[Dataset records]
** BEGIN **

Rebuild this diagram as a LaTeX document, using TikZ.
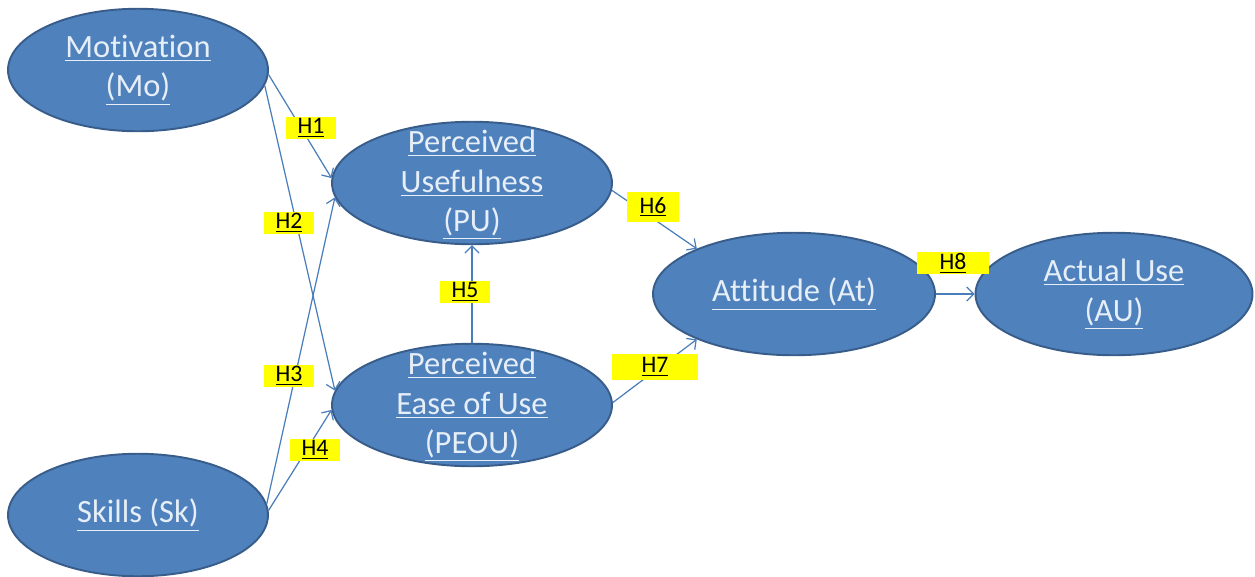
\documentclass[tikz,border=0pt]{standalone}
\usepackage{fontspec}
\setmainfont{Carlito}[Ligatures=NoCommon]
\usetikzlibrary{shapes.geometric,arrows.meta}
\definecolor{ovalblue}{HTML}{4F81BD}
\definecolor{ovalline}{HTML}{385D8A}
\definecolor{linkblue}{HTML}{4A7EBB}
\definecolor{ovaltext}{HTML}{E6EEF7}
\definecolor{hypyellow}{HTML}{FFFF00}
\newcommand{\uln}[1]{$\underline{\hbox{#1}}$}

\begin{document}
\begin{tikzpicture}[x=0.02cm, y=0.02cm,
    oval/.style={ellipse, draw=ovalline, line width=1.1pt, fill=ovalblue, inner sep=0pt, minimum height=2.45cm, minimum width=#1},
    ovaltxt/.style={text=ovaltext, align=center, inner sep=0pt, font=\fontsize{18.5}{22.5}\selectfont},
    hyp/.style={fill=hypyellow, inner sep=0pt, minimum width=28.5pt, minimum height=13pt, font=\fontsize{13.5}{15}\selectfont},
    link/.style={draw=linkblue, line width=0.7pt, -{Straight Barb[length=4pt, width=8pt]}}]
    \useasboundingbox (0,0) rectangle (1255,-576);

    % constructs
    \node[oval=5.2cm]  (mo)   at (138,-70)  {};
    \node[oval=5.2cm]  (sk)   at (138,-515) {};
    \node[oval=5.6cm]  (pu)   at (472,-183) {};
    \node[oval=5.6cm]  (peou) at (472,-405) {};
    \node[oval=5.64cm] (at)   at (794,-294) {};
    \node[oval=5.54cm] (au)   at (1114,-294) {};

    \node[ovaltxt] (motxt)   at (mo)   {\uln{Motivation}\\\uln{(Mo)}};
    \node[ovaltxt] (sktxt)   at (sk)   {\uln{Skills (Sk)}};
    \node[ovaltxt] (putxt)   at (472,-185) {\uln{Perceived}\\\uln{Usefulness}\\\uln{(PU)}};
    \node[ovaltxt] (peoutxt) at (472,-407) {\uln{Perceived}\\\uln{Ease of Use}\\\uln{(PEOU)}};
    \node[ovaltxt] (attxt)   at (at)   {\uln{Attitude (At)}};
    \node[ovaltxt] (autxt)   at (au)   {\uln{Actual Use}\\\uln{(AU)}};

    % hypotheses
    \draw[link] (mo.-2) -- (pu.178);
    \draw[link] (mo.-7) -- (peou.174);
    \draw[link] (sk.5) -- (pu.186);
    \draw[link] (sk.2) -- (peou.182);
    \draw[link] (peou.north) -- (pu.south);
    \draw[link] (pu.-3) -- (at.155);
    \draw[link] (peou.1) -- (at.205);
    \draw[link] (at.east) -- (au.west);

    \node[hyp] (h1) at (311,-128) {\uln{H1}};
    \node[hyp] (h2) at (289,-223) {\uln{H2}};
    \node[hyp] (h3) at (289,-376) {\uln{H3}};
    \node[hyp] (h4) at (315,-450) {\uln{H4}};
    \node[hyp] (h5) at (465,-292) {\uln{H5}};
    \node[hyp, minimum width=30pt, minimum height=17pt] (h6) at (653,-207) {\uln{H6}};
    \node[hyp, minimum width=48.8pt, minimum height=15pt] (h7) at (655,-367) {\uln{H7}};
    \node[hyp, minimum width=41.4pt] (h8) at (953,-263) {\uln{H8}};
\end{tikzpicture}
\end{document}
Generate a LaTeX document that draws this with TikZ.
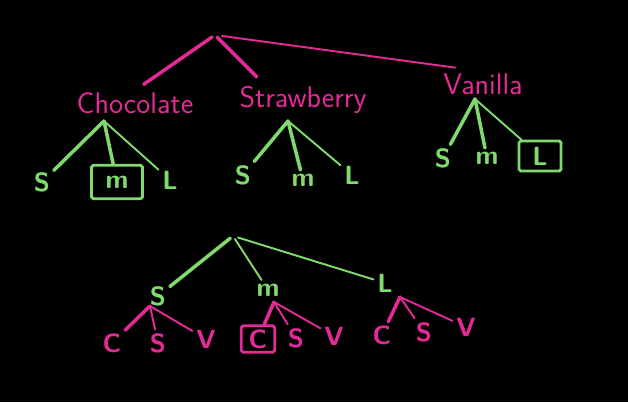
\documentclass[tikz,border=0pt]{standalone}
\usepackage{tikz}
\definecolor{hotpink}{RGB}{228,42,150}
\definecolor{chalkgreen}{RGB}{128,218,110}

\begin{document}
\begin{tikzpicture}[
  x=0.02cm, y=-0.02cm,
  flavnode/.style={text=hotpink, inner sep=1pt, font=\sffamily\fontsize{17}{19}\selectfont},
  sizenode/.style={text=chalkgreen, inner sep=2pt, font=\sffamily\bfseries\fontsize{15}{17}\selectfont},
  lettnode/.style={text=hotpink, inner sep=2pt, font=\sffamily\bfseries\fontsize{15}{17}\selectfont},
  gline/.style={draw=chalkgreen, line width=2pt, line cap=round},
  pline/.style={draw=hotpink, line width=2pt, line cap=round},
  thin/.style={line width=1.1pt},
  picked/.style={draw, line width=1.6pt, rounded corners=1pt},
]
\fill[black] (0,0) rectangle (628,402);

% ice cream first
\coordinate (r1) at (215,35);
\node[flavnode] (choc) at (135,103) {Chocolate};
\node[flavnode] (straw) at (303,100) {Strawberry};
\node[flavnode] (van) at (483,84) {Vanilla};
\draw[pline, shorten <=2pt, shorten >=6pt] (r1) -- (choc.north);
\draw[pline, shorten <=2pt, shorten >=6pt] (r1) -- (straw.158);
\draw[pline, thin, shorten <=4pt, shorten >=16pt] (r1) -- (van.north);

\coordinate (cr) at (104,121);
\node[sizenode] (cs) at (42,182) {S};
\node[sizenode, picked, draw=chalkgreen, minimum width=29pt, minimum height=19pt] (cm) at (117,182) {m};
\node[sizenode] (cl) at (170,180) {L};
\draw[gline] (cr) -- (cs);
\draw[gline] (cr) -- (cm);
\draw[gline, thin] (cr) -- (cl);

\coordinate (sr) at (288,121);
\node[sizenode] (ss) at (243,175) {S};
\node[sizenode] (sm) at (303,180) {m};
\node[sizenode] (sl) at (352,175) {L};
\draw[gline] (sr) -- (ss);
\draw[gline] (sr) -- (sm);
\draw[gline, thin] (sr) -- (sl);

\coordinate (vr) at (475,99);
\node[sizenode] (vs) at (443,158) {S};
\node[sizenode] (vm) at (487,158) {m};
\node[sizenode, picked, draw=chalkgreen, minimum width=24pt, minimum height=17pt] (vl) at (540,156) {L};
\draw[gline] (vr) -- (vs);
\draw[gline] (vr) -- (vm);
\draw[gline, thin] (vr) -- (vl);

% size first
\coordinate (r2) at (233,236);
\node[sizenode] (bs) at (158,296) {S};
\node[sizenode] (bm) at (268,290) {m};
\node[sizenode] (bl) at (385,283) {L};
\draw[gline, shorten <=2pt] (r2) -- (bs);
\draw[gline, thin, shorten <=2pt] (r2) -- (bm);
\draw[gline, thin, shorten <=3pt] (r2) -- (bl);

\coordinate (bsr) at (150,306);
\node[lettnode] (bsc) at (112,343) {C};
\node[lettnode] (bss) at (158,343) {S};
\node[lettnode] (bsv) at (206,339) {V};
\draw[pline] (bsr) -- (bsc);
\draw[pline, thin] (bsr) -- (bss);
\draw[pline, thin] (bsr) -- (bsv);

\coordinate (bmr) at (274,302);
\node[lettnode, picked, draw=hotpink, minimum width=19pt, minimum height=15pt] (bmc) at (258,339) {C};
\node[lettnode] (bms) at (296,338) {S};
\node[lettnode] (bmv) at (334,336) {V};
\draw[pline] (bmr) -- (bmc);
\draw[pline, thin] (bmr) -- (bms);
\draw[pline, thin] (bmr) -- (bmv);

\coordinate (blr) at (400,297);
\node[lettnode] (blc) at (382,335) {C};
\node[lettnode] (bls) at (424,332) {S};
\node[lettnode] (blv) at (466,327) {V};
\draw[pline] (blr) -- (blc);
\draw[pline, thin] (blr) -- (bls);
\draw[pline, thin] (blr) -- (blv);
\end{tikzpicture}
\end{document}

** END **

Copy everything in the records above except the pictures, exactly as written.

Rebuild this diagram as a LaTeX document, using TikZ.
\documentclass[tikz,border=0pt]{standalone}
\usepackage{fontspec}
\setmainfont{Carlito}[Ligatures=NoCommon]
\usetikzlibrary{shapes.geometric,arrows.meta}
\definecolor{ovalblue}{HTML}{4F81BD}
\definecolor{ovalline}{HTML}{385D8A}
\definecolor{linkblue}{HTML}{4A7EBB}
\definecolor{ovaltext}{HTML}{E6EEF7}
\definecolor{hypyellow}{HTML}{FFFF00}
\newcommand{\uln}[1]{$\underline{\hbox{#1}}$}

\begin{document}
\begin{tikzpicture}[x=0.02cm, y=0.02cm,
    oval/.style={ellipse, draw=ovalline, line width=1.1pt, fill=ovalblue, inner sep=0pt, minimum height=2.45cm, minimum width=#1},
    ovaltxt/.style={text=ovaltext, align=center, inner sep=0pt, font=\fontsize{18.5}{22.5}\selectfont},
    hyp/.style={fill=hypyellow, inner sep=0pt, minimum width=28.5pt, minimum height=13pt, font=\fontsize{13.5}{15}\selectfont},
    link/.style={draw=linkblue, line width=0.7pt, -{Straight Barb[length=4pt, width=8pt]}}]
    \useasboundingbox (0,0) rectangle (1255,-576);

    % constructs
    \node[oval=5.2cm]  (mo)   at (138,-70)  {};
    \node[oval=5.2cm]  (sk)   at (138,-515) {};
    \node[oval=5.6cm]  (pu)   at (472,-183) {};
    \node[oval=5.6cm]  (peou) at (472,-405) {};
    \node[oval=5.64cm] (at)   at (794,-294) {};
    \node[oval=5.54cm] (au)   at (1114,-294) {};

    \node[ovaltxt] (motxt)   at (mo)   {\uln{Motivation}\\\uln{(Mo)}};
    \node[ovaltxt] (sktxt)   at (sk)   {\uln{Skills (Sk)}};
    \node[ovaltxt] (putxt)   at (472,-185) {\uln{Perceived}\\\uln{Usefulness}\\\uln{(PU)}};
    \node[ovaltxt] (peoutxt) at (472,-407) {\uln{Perceived}\\\uln{Ease of Use}\\\uln{(PEOU)}};
    \node[ovaltxt] (attxt)   at (at)   {\uln{Attitude (At)}};
    \node[ovaltxt] (autxt)   at (au)   {\uln{Actual Use}\\\uln{(AU)}};

    % hypotheses
    \draw[link] (mo.-2) -- (pu.178);
    \draw[link] (mo.-7) -- (peou.174);
    \draw[link] (sk.5) -- (pu.186);
    \draw[link] (sk.2) -- (peou.182);
    \draw[link] (peou.north) -- (pu.south);
    \draw[link] (pu.-3) -- (at.155);
    \draw[link] (peou.1) -- (at.205);
    \draw[link] (at.east) -- (au.west);

    \node[hyp] (h1) at (311,-128) {\uln{H1}};
    \node[hyp] (h2) at (289,-223) {\uln{H2}};
    \node[hyp] (h3) at (289,-376) {\uln{H3}};
    \node[hyp] (h4) at (315,-450) {\uln{H4}};
    \node[hyp] (h5) at (465,-292) {\uln{H5}};
    \node[hyp, minimum width=30pt, minimum height=17pt] (h6) at (653,-207) {\uln{H6}};
    \node[hyp, minimum width=48.8pt, minimum height=15pt] (h7) at (655,-367) {\uln{H7}};
    \node[hyp, minimum width=41.4pt] (h8) at (953,-263) {\uln{H8}};
\end{tikzpicture}
\end{document}
Generate a LaTeX document that draws this with TikZ.
\documentclass[tikz,border=0pt]{standalone}
\usepackage{tikz}
\definecolor{hotpink}{RGB}{228,42,150}
\definecolor{chalkgreen}{RGB}{128,218,110}

\begin{document}
\begin{tikzpicture}[
  x=0.02cm, y=-0.02cm,
  flavnode/.style={text=hotpink, inner sep=1pt, font=\sffamily\fontsize{17}{19}\selectfont},
  sizenode/.style={text=chalkgreen, inner sep=2pt, font=\sffamily\bfseries\fontsize{15}{17}\selectfont},
  lettnode/.style={text=hotpink, inner sep=2pt, font=\sffamily\bfseries\fontsize{15}{17}\selectfont},
  gline/.style={draw=chalkgreen, line width=2pt, line cap=round},
  pline/.style={draw=hotpink, line width=2pt, line cap=round},
  thin/.style={line width=1.1pt},
  picked/.style={draw, line width=1.6pt, rounded corners=1pt},
]
\fill[black] (0,0) rectangle (628,402);

% ice cream first
\coordinate (r1) at (215,35);
\node[flavnode] (choc) at (135,103) {Chocolate};
\node[flavnode] (straw) at (303,100) {Strawberry};
\node[flavnode] (van) at (483,84) {Vanilla};
\draw[pline, shorten <=2pt, shorten >=6pt] (r1) -- (choc.north);
\draw[pline, shorten <=2pt, shorten >=6pt] (r1) -- (straw.158);
\draw[pline, thin, shorten <=4pt, shorten >=16pt] (r1) -- (van.north);

\coordinate (cr) at (104,121);
\node[sizenode] (cs) at (42,182) {S};
\node[sizenode, picked, draw=chalkgreen, minimum width=29pt, minimum height=19pt] (cm) at (117,182) {m};
\node[sizenode] (cl) at (170,180) {L};
\draw[gline] (cr) -- (cs);
\draw[gline] (cr) -- (cm);
\draw[gline, thin] (cr) -- (cl);

\coordinate (sr) at (288,121);
\node[sizenode] (ss) at (243,175) {S};
\node[sizenode] (sm) at (303,180) {m};
\node[sizenode] (sl) at (352,175) {L};
\draw[gline] (sr) -- (ss);
\draw[gline] (sr) -- (sm);
\draw[gline, thin] (sr) -- (sl);

\coordinate (vr) at (475,99);
\node[sizenode] (vs) at (443,158) {S};
\node[sizenode] (vm) at (487,158) {m};
\node[sizenode, picked, draw=chalkgreen, minimum width=24pt, minimum height=17pt] (vl) at (540,156) {L};
\draw[gline] (vr) -- (vs);
\draw[gline] (vr) -- (vm);
\draw[gline, thin] (vr) -- (vl);

% size first
\coordinate (r2) at (233,236);
\node[sizenode] (bs) at (158,296) {S};
\node[sizenode] (bm) at (268,290) {m};
\node[sizenode] (bl) at (385,283) {L};
\draw[gline, shorten <=2pt] (r2) -- (bs);
\draw[gline, thin, shorten <=2pt] (r2) -- (bm);
\draw[gline, thin, shorten <=3pt] (r2) -- (bl);

\coordinate (bsr) at (150,306);
\node[lettnode] (bsc) at (112,343) {C};
\node[lettnode] (bss) at (158,343) {S};
\node[lettnode] (bsv) at (206,339) {V};
\draw[pline] (bsr) -- (bsc);
\draw[pline, thin] (bsr) -- (bss);
\draw[pline, thin] (bsr) -- (bsv);

\coordinate (bmr) at (274,302);
\node[lettnode, picked, draw=hotpink, minimum width=19pt, minimum height=15pt] (bmc) at (258,339) {C};
\node[lettnode] (bms) at (296,338) {S};
\node[lettnode] (bmv) at (334,336) {V};
\draw[pline] (bmr) -- (bmc);
\draw[pline, thin] (bmr) -- (bms);
\draw[pline, thin] (bmr) -- (bmv);

\coordinate (blr) at (400,297);
\node[lettnode] (blc) at (382,335) {C};
\node[lettnode] (bls) at (424,332) {S};
\node[lettnode] (blv) at (466,327) {V};
\draw[pline] (blr) -- (blc);
\draw[pline, thin] (blr) -- (bls);
\draw[pline, thin] (blr) -- (blv);
\end{tikzpicture}
\end{document}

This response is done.